Trader Joe’s TVL increased from approximately $27.5M on November 4, 2023, when the STIP started, to nearly $50M at its peak in March 2024. By the end of the STIP on March 29, 2024, TVL had reached $42.4M. One week later, on April 5, TVL was $41.4M, and two weeks after the STIP ended, on April 12, it had decreased to $37.5M. One month after the STIP concluded, on April 29, the TVL was $28.3M. This represents a 54% increase in TVL from the period before the STIP to the period after it. Compared to the start of the STIP, TVL showed a 51% increase one week after the STIP ended and a 37% increase two weeks after the STIP concluded.
The median impact of the STIP on Trader Joe’s TVL from the start date on November 4, 2023, to the end date on March 29, 2024, was $3.7M. When also accounting for the TVL two weeks after the STIP ended, the total impact increased to $3.9M. Trader Joe received a total of 1.51M ARB, which was valued at approximately $1.81M (based on a $1.20 per ARB rate). This implies that the STIP generated an average of $2.31 in TVL for every dollar spent on incentives during the STIP period and the subsequent two weeks. These results are significant at an 85% confidence level.
WOOFi
WOOFi is the DeFi arm of the WOO ecosystem, functioning as a DEX that bridges the liquidity of the WOO X centralized exchange on-chain. Unlike the other protocols in this analysis, WOOFi did not allocate the total received ARB directly to liquidity incentives. WOOFi’s KPIs focused on several metrics: WOOFi Earn TVL, WOOFi Stake TVL, monthly swap volume, monthly perps volume, and the number of Arbitrum inbound cross-chain swaps. According to the Grant Information here and the STIP Addendum here, the ARB allocation was divided as follows: 30% to WOOFi Earn, 20% to WOOFi Pro, 15% to Arbitrum-inbound cross-chain swaps, 15% to WOOFi Stake, 10% to WOOFi Swap, and 10% to Quests & Cross-Protocol Integration. Additionally, approximately 65k ARB remained unused and was returned to the DAO.

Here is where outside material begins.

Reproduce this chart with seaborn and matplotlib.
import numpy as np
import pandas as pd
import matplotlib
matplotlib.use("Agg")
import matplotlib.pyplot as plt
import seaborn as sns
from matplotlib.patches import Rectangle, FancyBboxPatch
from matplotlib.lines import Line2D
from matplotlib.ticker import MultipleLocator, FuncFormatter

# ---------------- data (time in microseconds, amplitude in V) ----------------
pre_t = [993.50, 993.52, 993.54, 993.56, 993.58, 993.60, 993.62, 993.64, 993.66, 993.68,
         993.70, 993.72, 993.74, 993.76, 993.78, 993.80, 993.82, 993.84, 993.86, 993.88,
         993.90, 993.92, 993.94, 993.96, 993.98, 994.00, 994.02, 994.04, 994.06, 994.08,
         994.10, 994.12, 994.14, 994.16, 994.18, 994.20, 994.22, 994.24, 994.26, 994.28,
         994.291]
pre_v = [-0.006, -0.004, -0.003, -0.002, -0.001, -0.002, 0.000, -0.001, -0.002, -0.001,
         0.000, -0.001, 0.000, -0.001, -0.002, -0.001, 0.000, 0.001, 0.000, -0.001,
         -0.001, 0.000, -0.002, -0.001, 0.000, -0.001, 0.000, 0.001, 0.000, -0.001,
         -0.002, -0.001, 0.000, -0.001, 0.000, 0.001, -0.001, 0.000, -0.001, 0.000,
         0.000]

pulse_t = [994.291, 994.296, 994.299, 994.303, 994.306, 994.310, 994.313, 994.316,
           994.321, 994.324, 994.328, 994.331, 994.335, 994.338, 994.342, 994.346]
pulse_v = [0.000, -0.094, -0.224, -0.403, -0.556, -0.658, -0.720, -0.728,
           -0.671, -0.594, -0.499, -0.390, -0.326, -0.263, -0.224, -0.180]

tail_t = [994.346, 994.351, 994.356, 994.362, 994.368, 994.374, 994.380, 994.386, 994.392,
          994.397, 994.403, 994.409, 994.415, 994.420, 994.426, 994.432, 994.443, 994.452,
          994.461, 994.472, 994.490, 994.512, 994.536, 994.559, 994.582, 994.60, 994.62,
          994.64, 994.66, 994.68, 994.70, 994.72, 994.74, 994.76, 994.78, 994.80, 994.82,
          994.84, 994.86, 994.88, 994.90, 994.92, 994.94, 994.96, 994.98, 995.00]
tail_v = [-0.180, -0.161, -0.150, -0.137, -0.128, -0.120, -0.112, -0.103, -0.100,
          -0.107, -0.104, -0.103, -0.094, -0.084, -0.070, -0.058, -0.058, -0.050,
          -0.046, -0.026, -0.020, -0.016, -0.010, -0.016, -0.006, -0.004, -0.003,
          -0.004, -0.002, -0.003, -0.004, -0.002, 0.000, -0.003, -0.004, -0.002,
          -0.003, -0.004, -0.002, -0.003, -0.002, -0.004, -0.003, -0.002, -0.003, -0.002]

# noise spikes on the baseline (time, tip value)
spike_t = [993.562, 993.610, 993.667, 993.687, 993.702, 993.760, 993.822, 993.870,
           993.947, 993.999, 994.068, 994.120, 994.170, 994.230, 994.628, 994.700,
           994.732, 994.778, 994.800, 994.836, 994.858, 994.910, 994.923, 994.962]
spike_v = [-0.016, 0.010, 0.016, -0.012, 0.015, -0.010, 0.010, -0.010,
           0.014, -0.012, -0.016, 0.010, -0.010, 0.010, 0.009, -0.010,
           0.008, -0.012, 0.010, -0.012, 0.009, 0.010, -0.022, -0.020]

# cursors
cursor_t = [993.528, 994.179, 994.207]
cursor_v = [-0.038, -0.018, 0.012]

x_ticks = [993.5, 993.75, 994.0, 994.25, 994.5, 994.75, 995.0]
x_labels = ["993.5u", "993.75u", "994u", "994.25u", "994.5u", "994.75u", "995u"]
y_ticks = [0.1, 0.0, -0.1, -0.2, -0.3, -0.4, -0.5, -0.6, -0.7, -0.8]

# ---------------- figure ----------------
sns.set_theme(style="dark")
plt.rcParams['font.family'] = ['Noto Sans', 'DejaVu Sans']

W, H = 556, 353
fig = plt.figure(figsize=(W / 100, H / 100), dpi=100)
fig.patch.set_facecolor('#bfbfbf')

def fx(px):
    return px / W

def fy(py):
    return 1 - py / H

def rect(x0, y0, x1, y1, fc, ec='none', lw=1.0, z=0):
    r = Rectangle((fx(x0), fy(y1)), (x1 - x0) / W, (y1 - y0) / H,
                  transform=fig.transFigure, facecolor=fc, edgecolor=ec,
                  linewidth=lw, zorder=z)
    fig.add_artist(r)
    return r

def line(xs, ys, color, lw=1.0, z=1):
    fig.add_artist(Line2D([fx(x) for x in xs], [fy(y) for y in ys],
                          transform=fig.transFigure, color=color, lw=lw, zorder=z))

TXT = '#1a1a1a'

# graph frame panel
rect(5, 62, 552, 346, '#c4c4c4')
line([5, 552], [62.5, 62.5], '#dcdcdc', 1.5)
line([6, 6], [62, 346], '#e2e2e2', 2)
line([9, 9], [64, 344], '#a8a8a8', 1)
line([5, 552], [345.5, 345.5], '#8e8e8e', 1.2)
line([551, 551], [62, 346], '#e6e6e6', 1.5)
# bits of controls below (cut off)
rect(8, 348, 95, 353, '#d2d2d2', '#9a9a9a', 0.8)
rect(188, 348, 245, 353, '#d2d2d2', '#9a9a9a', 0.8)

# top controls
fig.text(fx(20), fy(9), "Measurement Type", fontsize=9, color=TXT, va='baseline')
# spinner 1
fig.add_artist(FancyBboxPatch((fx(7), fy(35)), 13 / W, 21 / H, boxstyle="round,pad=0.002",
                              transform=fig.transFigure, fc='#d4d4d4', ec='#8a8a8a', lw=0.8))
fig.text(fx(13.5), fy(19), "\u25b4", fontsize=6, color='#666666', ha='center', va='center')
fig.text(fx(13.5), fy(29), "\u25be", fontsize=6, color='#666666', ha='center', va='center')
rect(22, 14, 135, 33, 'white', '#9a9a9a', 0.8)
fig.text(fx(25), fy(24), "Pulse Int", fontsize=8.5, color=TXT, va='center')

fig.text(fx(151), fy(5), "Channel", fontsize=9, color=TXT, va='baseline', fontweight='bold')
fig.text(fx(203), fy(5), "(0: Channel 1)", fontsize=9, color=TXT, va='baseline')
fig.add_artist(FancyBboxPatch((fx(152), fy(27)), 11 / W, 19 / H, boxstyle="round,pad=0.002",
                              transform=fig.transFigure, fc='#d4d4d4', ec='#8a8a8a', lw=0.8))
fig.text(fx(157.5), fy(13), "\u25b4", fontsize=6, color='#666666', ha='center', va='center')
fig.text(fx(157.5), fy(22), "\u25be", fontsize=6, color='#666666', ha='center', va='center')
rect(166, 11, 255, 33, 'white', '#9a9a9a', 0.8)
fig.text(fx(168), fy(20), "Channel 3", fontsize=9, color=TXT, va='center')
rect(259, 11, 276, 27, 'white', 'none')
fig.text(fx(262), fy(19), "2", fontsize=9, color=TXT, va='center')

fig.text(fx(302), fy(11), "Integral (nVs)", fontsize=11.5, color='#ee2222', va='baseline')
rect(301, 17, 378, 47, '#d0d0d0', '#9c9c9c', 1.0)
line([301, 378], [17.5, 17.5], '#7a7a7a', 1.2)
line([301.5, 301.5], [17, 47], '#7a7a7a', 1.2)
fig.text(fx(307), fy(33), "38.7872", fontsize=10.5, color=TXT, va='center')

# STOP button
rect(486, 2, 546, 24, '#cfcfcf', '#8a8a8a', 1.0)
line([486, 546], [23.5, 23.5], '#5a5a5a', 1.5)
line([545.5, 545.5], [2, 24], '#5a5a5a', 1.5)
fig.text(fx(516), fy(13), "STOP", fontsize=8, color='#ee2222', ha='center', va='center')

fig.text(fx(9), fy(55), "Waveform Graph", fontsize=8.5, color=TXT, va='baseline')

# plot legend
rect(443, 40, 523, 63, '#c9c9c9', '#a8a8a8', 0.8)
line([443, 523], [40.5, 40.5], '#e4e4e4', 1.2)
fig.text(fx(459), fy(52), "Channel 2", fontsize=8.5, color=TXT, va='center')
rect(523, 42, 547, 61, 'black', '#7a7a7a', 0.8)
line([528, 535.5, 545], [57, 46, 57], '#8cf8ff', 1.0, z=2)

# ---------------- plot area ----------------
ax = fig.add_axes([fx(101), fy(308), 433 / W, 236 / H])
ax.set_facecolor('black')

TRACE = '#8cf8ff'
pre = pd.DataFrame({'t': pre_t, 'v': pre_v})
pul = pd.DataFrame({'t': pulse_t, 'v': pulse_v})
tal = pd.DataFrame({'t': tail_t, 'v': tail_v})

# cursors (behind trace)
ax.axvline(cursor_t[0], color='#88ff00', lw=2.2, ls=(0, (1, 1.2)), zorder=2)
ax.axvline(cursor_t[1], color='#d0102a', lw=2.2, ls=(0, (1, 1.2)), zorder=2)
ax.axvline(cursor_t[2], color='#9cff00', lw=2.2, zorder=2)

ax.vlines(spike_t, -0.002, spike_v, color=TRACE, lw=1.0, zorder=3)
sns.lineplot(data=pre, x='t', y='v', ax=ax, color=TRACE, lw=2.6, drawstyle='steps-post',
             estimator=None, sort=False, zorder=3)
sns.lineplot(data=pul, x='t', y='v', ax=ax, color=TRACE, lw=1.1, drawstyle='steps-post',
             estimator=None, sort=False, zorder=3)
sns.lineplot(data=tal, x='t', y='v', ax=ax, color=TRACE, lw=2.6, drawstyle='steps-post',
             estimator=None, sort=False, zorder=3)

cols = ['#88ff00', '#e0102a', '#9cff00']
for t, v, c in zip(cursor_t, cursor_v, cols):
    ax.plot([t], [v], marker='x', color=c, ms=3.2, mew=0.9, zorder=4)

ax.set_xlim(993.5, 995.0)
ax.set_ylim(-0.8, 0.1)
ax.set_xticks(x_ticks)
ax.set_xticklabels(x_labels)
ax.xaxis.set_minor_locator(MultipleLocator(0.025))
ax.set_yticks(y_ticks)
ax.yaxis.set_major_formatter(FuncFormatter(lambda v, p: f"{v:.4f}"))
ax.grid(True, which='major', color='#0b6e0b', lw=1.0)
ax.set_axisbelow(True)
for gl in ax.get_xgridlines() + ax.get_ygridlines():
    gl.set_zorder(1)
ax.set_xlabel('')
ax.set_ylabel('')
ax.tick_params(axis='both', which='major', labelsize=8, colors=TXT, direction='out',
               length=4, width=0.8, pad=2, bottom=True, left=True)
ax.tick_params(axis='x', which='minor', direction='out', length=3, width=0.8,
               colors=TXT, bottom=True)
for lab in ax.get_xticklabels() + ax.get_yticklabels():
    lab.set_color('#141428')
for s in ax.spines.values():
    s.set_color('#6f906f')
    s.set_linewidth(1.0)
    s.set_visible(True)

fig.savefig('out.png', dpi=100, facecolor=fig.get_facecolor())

To ensure consistency with the other analyzed protocols, this report focuses exclusively on WOOFi Earn’s TVL. Therefore, whenever WOOFi’s TVL is mentioned, it specifically refers to WOOFi Earn’s TVL. It is relevant to note that WOOFi Earn functions primarily as a yield aggregator product. While analyzing WOOFi Earn in isolation might also warrant a comparison to other yield aggregator protocols rather than spot DEXs, the core of WOOFi’s business is its spot DEX. The Earn feature was designed to support liquidity for on-chain swaps, which is why it has been included in this analysis.
WOOFi’s TVL grew from approximately $4.5M on December 26, 2023, when the STIP began, to around $15.4M at its peak in February 2024. By the end of the STIP on March 29, 2024, the TVL was $12.6M. One week later, on April 5, the TVL was $12.3M, and two weeks after the STIP ended, on April 12, it dropped to $9.5M. By one month after the STIP concluded, on April 29, the TVL had decreased to $5.9M.

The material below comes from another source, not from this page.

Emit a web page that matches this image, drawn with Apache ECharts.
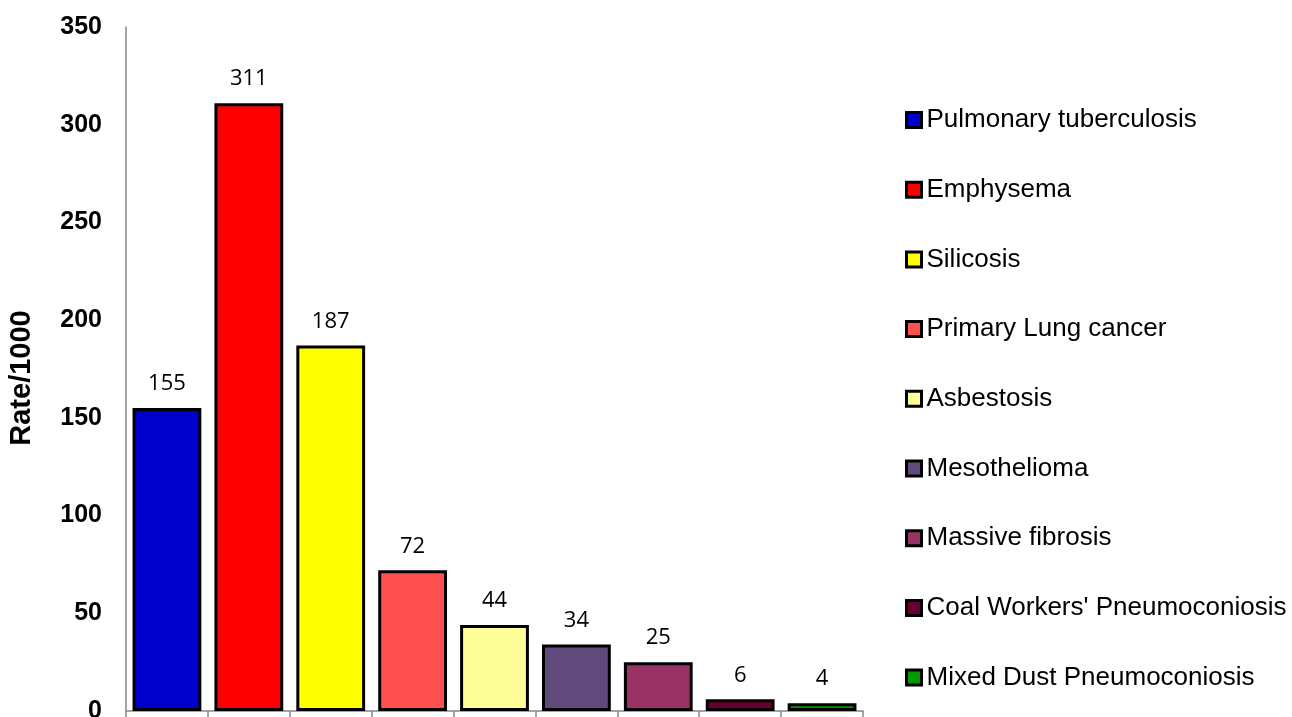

This represents a 181% increase in TVL from before the STIP to after it. Comparing the start of the STIP to the TVL one week after its end shows a 175% increase, while two weeks after the STIP ended, the increase was 111%.
The median impact of the STIP on WOOFi’s TVL from its start on December 26, 2023, to its end on March 29, 2024, was $8.8M. When accounting for the TVL two weeks after the STIP concluded, the total median impact was $8.3M. WOOFi received a total of 1M ARB, of which approximately 65,000 ARB remained unused, resulting in 935,000 ARB valued at about $1.12M (at $1.20 per ARB). This means the STIP generated an average of $7.4 in TVL for every dollar spent on ARB incentives during the program and the following month. These results were gathered with 90% statistical significance.
Main Takeaways
Our analysis produced interesting results for the impact of the STIP on Balancer, Camelot, Trader Joe and WOOFi. The analysis deemed the impact on Ramses to not be statistically significant, which means that we couldn’t confidently say that STIP caused a noticeable change in the protocol’s TVL, but rather the variations we see could potentially just be due to market behavior. A further explanation of how this and all results were derived can be found in the Methodology section.
Spot DEXs serve a fundamentally different purpose than other protocols such as perp DEXs, where successful incentive campaigns primarily focus on boosting trading volume and fees. For a spot DEX on Arbitrum, the goal is to enhance and support the liquidity of both native Arbitrum projects and multi-chain projects aligned with Arbitrum by increasing liquidity for their tokens. This approach helps new, growing, and established projects on Arbitrum bootstrap and build liquidity in a sustainable and capital-efficient manner.
The protocols we analyzed aimed to achieve this goal mainly by offering liquidity incentives to their providers. Some protocols developed activity-based formulas to determine a relative allocation between pools, while others employed more traditional methods, such as evaluating allocations on a weekly or biweekly basis and fixing them for the next period.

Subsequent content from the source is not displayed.